"I've got a scheme!" Kirkwood declared so explosively that she caught her breath with the surprise of it. "There's the Pless; they know me there, and my credit's good. When we shake them off, we can have the cabby take us to the hotel. I'll register and borrow from the management enough to pay our way to Chiltern and the tolls for a cable to New York. I've a friend or two over home who wouldn't let me want for a few miserable pounds.... So you see," he explained boyishly, "we're at the end of our troubles already!"
She said something inaudible, holding her face averted. He bent nearer to her, wondering. "I didn't understand," he suggested.
Still looking from him, "I said you were very good to me," she said in a quavering whisper.

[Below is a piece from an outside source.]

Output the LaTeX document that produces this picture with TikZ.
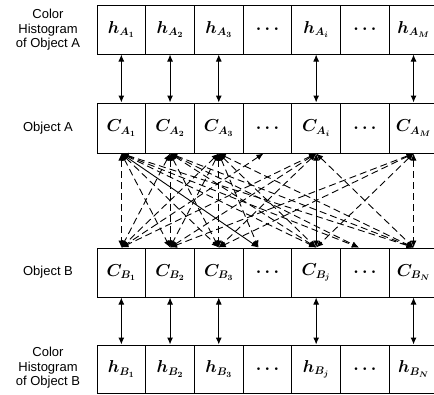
\documentclass[tikz,border=0pt]{standalone}
\usepackage{fontspec}
\setsansfont{Liberation Sans}
\usetikzlibrary{arrows.meta}

\tikzset{
  cell/.style={draw, line width=1pt, minimum width=48.7pt, minimum height=49pt,
               inner sep=0pt, font=\fontsize{16}{19}\selectfont\boldmath},
  rowlabel/.style={align=center, font=\sffamily\fontsize{13}{14.5}\selectfont},
  link/.style={line width=1pt, {Latex[length=7pt,width=6pt]}-{Latex[length=7pt,width=6pt]}},
  match/.style={line width=0.9pt, dash pattern=on 7pt off 4pt,
                {Latex[length=7pt,width=6pt]}-{Latex[length=7pt,width=6pt]}},
  sure/.style={line width=0.9pt,
               {Latex[length=7pt,width=6pt]}-{Latex[length=7pt,width=6pt]}},
}

\begin{document}
\begin{tikzpicture}[x=1pt, y=-1pt]
\useasboundingbox (0,0) rectangle (434,394);
\fill[white] (0,0) rectangle (434,394);

% row labels
\node[rowlabel] (lhA) at (48,30) {Color\\Histogram\\of Object A};
\node[rowlabel] (lcA) at (48,128) {Object A};
\node[rowlabel] (lcB) at (48,272) {Object B};
\node[rowlabel] (lhB) at (48,368) {Color\\Histogram\\of Object B};

% four rows of cells
\foreach \k/\ha/\ca/\cb/\hb in {
  1/{h_{A_1}}/{C_{A_1}}/{C_{B_1}}/{h_{B_1}},
  2/{h_{A_2}}/{C_{A_2}}/{C_{B_2}}/{h_{B_2}},
  3/{h_{A_3}}/{C_{A_3}}/{C_{B_3}}/{h_{B_3}},
  4/{\cdots}/{\cdots}/{\cdots}/{\cdots},
  5/{h_{A_i}}/{C_{A_i}}/{C_{B_j}}/{h_{B_j}},
  6/{\cdots}/{\cdots}/{\cdots}/{\cdots},
  7/{h_{A_M}}/{C_{A_M}}/{C_{B_N}}/{h_{B_N}}}
{
  \pgfmathsetmacro{\cx}{97+48.7*(\k-0.5)}
  \node[cell] (hA\k) at (\cx,29.5) {$\ha$};
  \node[cell, minimum height=50pt] (cA\k) at (\cx,128) {$\ca$};
  \node[cell] (cB\k) at (\cx,272.5) {$\cb$};
  \node[cell, minimum height=48pt] (hB\k) at (\cx,369) {$\hb$};
}

% histogram <-> colour links
\foreach \k in {1,2,3,5,7} {
  \draw[link] (hA\k.south) -- (cA\k.north);
  \draw[link] (cB\k.south) -- (hB\k.north);
}

% end points of the colour correspondences
\coordinate (ta1) at (cA1.south);
\coordinate (ta2) at (cA2.south);
\coordinate (ta3) at (cA3.south);
\coordinate (ta4) at ([xshift=-4pt]cA4.south);
\coordinate (tai) at (cA5.south);
\coordinate (tam) at (cA7.south);
\coordinate (bb1) at (cB1.north);
\coordinate (bb2) at (cB2.north);
\coordinate (bb3) at (cB3.north);
\coordinate (bb4) at ([xshift=-9pt]cB4.north);
\coordinate (bbj) at (cB5.north);
\coordinate (bb6) at ([xshift=-6pt]cB6.north);
\coordinate (bbn) at (cB7.north);

% candidate correspondences
\foreach \a/\b in {ta1/bb1, ta1/bb2, ta1/bb3, ta1/bbj, ta1/bb6, ta1/bbn,
                   ta2/bb1, ta2/bb2, ta2/bb3, ta2/bbj, ta2/bb6, ta2/bbn,
                   ta3/bb1, ta3/bb2, ta3/bb3, ta3/bb4, ta3/bbj, ta3/bbn,
                   ta4/bb1,
                   tai/bb1, tai/bb2, tai/bb3, tai/bbn,
                   tam/bb2, tam/bb3, tam/bbj, tam/bbn}
  \draw[match] (\a) -- (\b);

% confirmed correspondences
\draw[sure] (ta1) -- (bb4);
\draw[sure] (tai) -- (bbj);
\end{tikzpicture}
\end{document}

"Dorothy!" Without his knowledge or intention before the fact, as instinctively as he made use of her given name, intimately, his strong fingers dropped and closed upon the little hand that lay beside him. "What is the matter, dear?" He leaned still farther forward to peer into her face, till glance met glance in the ending and his racing pulses tightened with sheer delight of the humid happiness in her glistening eyes. "Dorothy, child, don't worry so. No harm shall come to you. It's all working out—all working out right. Only have a little faith in me, and I'll make everything work out right, Dorothy."
Gently she freed her fingers. "I wasn't," she told him in a voice that quivered between laughter and tears, "I wasn't worrying. I was ... You wouldn't understand. Don't be afraid I shall break down or—or anything."
"I shan't," he reassured her; "I know you're not that sort. Besides, you'd have no excuse. We're moving along famously. That cabby knows his business."
In fact that gentleman was minute by minute demonstrating his peculiar fitness for the task he had so cheerfully undertaken. The superior horsemanship of the London hackney cabman needs no exploitation, and he in whose hands rested the fate of the Calendar treasure was peer of his compeers. He was instant to advantage himself of every opening to forward his pliant craft, quick to foresee the fortunes of the way and govern himself accordingly.
Estimating with practised eye the precise moment when the police supervisor of traffic at the junction of Parliament and Bridge Streets, would see fit to declare a temporary blockade, he so managed that his was the last vehicle to pass ere the official wand, to ignore which involves a forfeited license, was lifted; and indeed, so close was his calculation that he escaped only with a scowl and word of warning from the bobby. A matter of no importance whatever, since his end was gained and the pursuing cab had been shut off by the blockade.
In Calendar's driver, however, he had an adversary of abilities by no means to be despised. Precisely how the man contrived it, is a question; that he made a detour by way of Derby Street is not improbable, unpleasant as it may have been for Stryker and Calendar to find themselves in such close proximity to "the Yard." At all events, he evaded the block, and hardly had the chase swung across Bridge Street, than the pursuer was nimbly clattering in its wake.
Past the Houses of Parliament, through Old Palace Yard, with the Abbey on their left, they swung away into Abingdon Street, whence suddenly they dived into the maze of backways, great and mean, which lies to the south of Victoria. Doubling and twisting, now this way, now that, the driver tooled them through the intricate heart of this labyrinth, leading the pursuers a dance that Kirkwood thought calculated to dishearten and shake off the pursuit in the first five minutes. Yet always, peering back through the little peephole, he saw Calendar's cab pelting doggedly in their rear—a hundred yards behind, no more, no less, hanging on with indomitable grit and determination.